The growing potential of Chinese luxury market makes it impossible for the global luxury product manufacturers to ignore the 'dragon nation'.

Luxury brands thrive in the soil of China. Their luxury market including jewelry, leather products, fashion apparels, perfumes etc. reached around $8 billion USD during 2007. A statistics states that, China accounts to 18% of the global luxury consumption. Almost 80% of the top global luxury brands have entered into China. Luxury mavens predict that by 2015, luxury consumption in China will constitute 32% of the global market.

In the recent past many international luxury brands were attracted by the market potential of China. Numerous luxury brands like Versace, Rolex, Chanel, Omega, Dior, Prada, and Zegna have dipped their toes in the country. Lots of luxury brands are manufactured in China. Coach, Prada, Furla, and LV are made in China in big numbers. Numerous factories in Guangdong make a range of brands which are sold in the market for a fortune. Cities such as Shanghai and Beijing have attracted the investments of retail giants like Giorgio Armani.

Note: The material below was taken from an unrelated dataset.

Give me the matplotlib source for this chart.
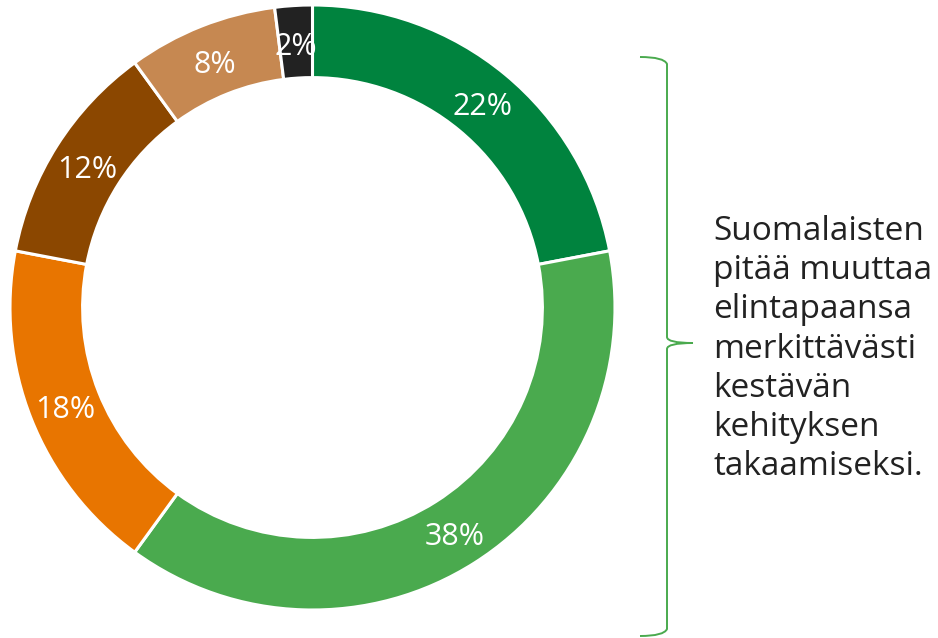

II and III tier cities fuel the luxury market:

China has 100 cities with population exceeding one million. With the increasing number of consumers' disposable income, and their inclination to acquire a social strata, and willingness to express uniqueness in their lifestyle, luxury market is fuelled up even in the II and III tier cities. I tier cities like Shanghai, Guangzhou, and Beijing have advanced retail infrastructures and high per capita GDP. The II and III tier cities are also catching up with the former ones. Middle class population in China is estimated to grow and reach 250 million by 2010. With the growing interest of middle class people towards luxury products, the market is heating up. Social status is now becoming imperative for middle income people as well. Luxury products enable the consumers to project a social class. Consumers from II and III tier cities feel the need to 'close the gap' and build up a I tier image. They go in for buying branded items with a hefty price tag only to display their status to others.

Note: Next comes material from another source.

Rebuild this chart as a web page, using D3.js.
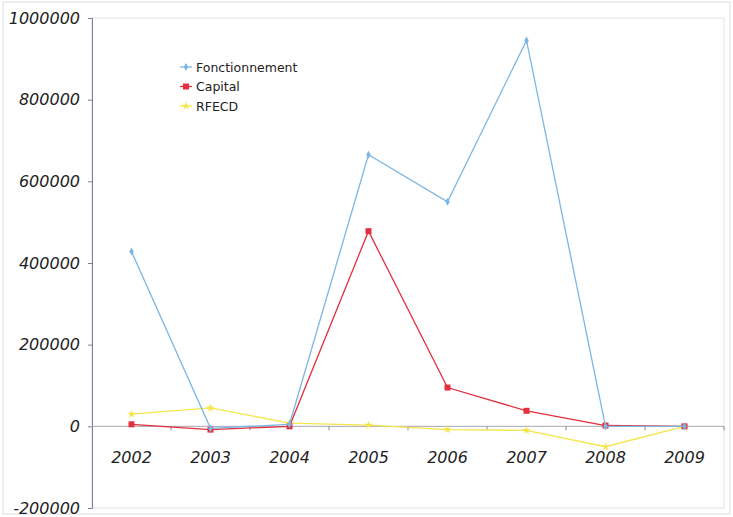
<!DOCTYPE html>
<html>
<head>
<meta charset="utf-8">
<script src="https://cdn.jsdelivr.net/npm/d3@7"></script>
<style>
  body { margin: 0; background: #fff; }
  .tick text { font-family: "DejaVu Sans", sans-serif; font-style: italic; fill: #222; }
</style>
</head>
<body>
<script>
var years = ["2002", "2003", "2004", "2005", "2006", "2007", "2008", "2009"];
var fonctionnement = [428000, -5000, 5000, 665000, 550000, 945000, 0, 0];
var capital = [5000, -8000, 0, 478000, 95000, 38000, 2000, 0];
var rfecd = [30000, 45000, 8000, 3000, -8000, -10000, -50000, 0];
var yTicks = [-200000, 0, 200000, 400000, 600000, 800000, 1000000];

var width = 733, height = 517;
var margin = { top: 18, right: 10, bottom: 9, left: 92 };

var svg = d3.select("body").append("svg")
    .attr("width", width)
    .attr("height", height);

// cadre extérieur
svg.append("rect")
    .attr("x", 3).attr("y", 2)
    .attr("width", width - 6).attr("height", height - 5)
    .attr("fill", "none").attr("stroke", "#ddd");

var x = d3.scaleBand().domain(years).range([margin.left, 724]);
var y = d3.scaleLinear().domain([-200000, 1000000]).range([508, margin.top]);

// zone du graphique
svg.append("rect")
    .attr("x", margin.left).attr("y", margin.top)
    .attr("width", 724 - margin.left).attr("height", 508 - margin.top)
    .attr("fill", "none").attr("stroke", "#e2e2e2");

var yAxis = svg.append("g")
    .attr("transform", "translate(" + margin.left + ",0)")
    .call(d3.axisLeft(y).tickValues(yTicks).tickSize(4).tickPadding(8)
        .tickFormat(function (d) { return String(d); }));
yAxis.select(".domain").attr("stroke", "#7a7f99");
yAxis.selectAll(".tick line").attr("stroke", "#7a7f99");
yAxis.selectAll(".tick text").attr("font-size", 16);

// axe des x sur le zéro, graduations entre les années
var xAxis = svg.append("g")
    .attr("transform", "translate(0," + y(0) + ")");
xAxis.append("line")
    .attr("x1", margin.left).attr("x2", 724)
    .attr("stroke", "#a8a8b4");
xAxis.selectAll(".xt")
    .data(years)
    .enter()
    .append("line")
    .attr("class", "xt")
    .attr("x1", function (d) { return x(d) + x.bandwidth(); })
    .attr("x2", function (d) { return x(d) + x.bandwidth(); })
    .attr("y1", 0).attr("y2", 4)
    .attr("stroke", "#888");
xAxis.selectAll(".xl")
    .data(years)
    .enter()
    .append("text")
    .attr("class", "xl")
    .attr("x", function (d) { return x(d) + x.bandwidth() / 2; })
    .attr("y", 37)
    .attr("text-anchor", "middle")
    .attr("font-family", "DejaVu Sans, sans-serif")
    .attr("font-style", "italic")
    .attr("font-size", 16)
    .attr("fill", "#222")
    .text(function (d) { return d; });

var series = [
    { name: "Fonctionnement", values: fonctionnement, color: "#7db6e3", shape: d3.symbolDiamond, size: 18 },
    { name: "Capital", values: capital, color: "#e2303e", shape: d3.symbolSquare, size: 36 },
    { name: "RFECD", values: rfecd, color: "#f4e64a", shape: d3.symbolStar, size: 22 }
];

var line = d3.line()
    .x(function (d, i) { return x(years[i]) + x.bandwidth() / 2; })
    .y(function (d) { return y(d); });

// RFECD derrière, Fonctionnement devant
series.slice().reverse().forEach(function (s) {
    svg.append("path")
        .attr("d", line(s.values))
        .attr("fill", "none")
        .attr("stroke", s.color)
        .attr("stroke-width", 1.3);
    svg.selectAll(null)
        .data(s.values)
        .enter()
        .append("path")
        .attr("d", d3.symbol().type(s.shape).size(s.size))
        .attr("transform", function (d, i) {
            return "translate(" + (x(years[i]) + x.bandwidth() / 2) + "," + y(d) + ")";
        })
        .attr("fill", s.color);
});

// légende
var legend = svg.append("g")
    .attr("transform", "translate(186,67)");
var items = legend.selectAll("g")
    .data(series)
    .enter()
    .append("g")
    .attr("transform", function (d, i) { return "translate(0," + i * 19.5 + ")"; });
items.append("line")
    .attr("x1", -6).attr("x2", 6)
    .attr("stroke", function (d) { return d.color; })
    .attr("stroke-width", 1.3);
items.append("path")
    .attr("d", function (d) { return d3.symbol().type(d.shape).size(d.size)(); })
    .attr("fill", function (d) { return d.color; });
items.append("text")
    .attr("x", 10)
    .attr("y", 4.5)
    .attr("font-family", "DejaVu Sans, sans-serif")
    .attr("font-size", 12.5)
    .attr("fill", "#222")
    .text(function (d) { return d.name; });
</script>
</body>
</html>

Advent of the Chinese 'chuppies':

The young and profligate Chinese generation in between the age group 20-30 known as 'yuppies' or 'chuppies' in China; meaning one to spends all he earns. They are raising a wave of unprecedented commercialism. The chuppies are young, urban, and middle class consumers who are generally white collared, having 100% disposable income. They will be the most powerful consumer group; not only in China but all across the globe within the next 15 years.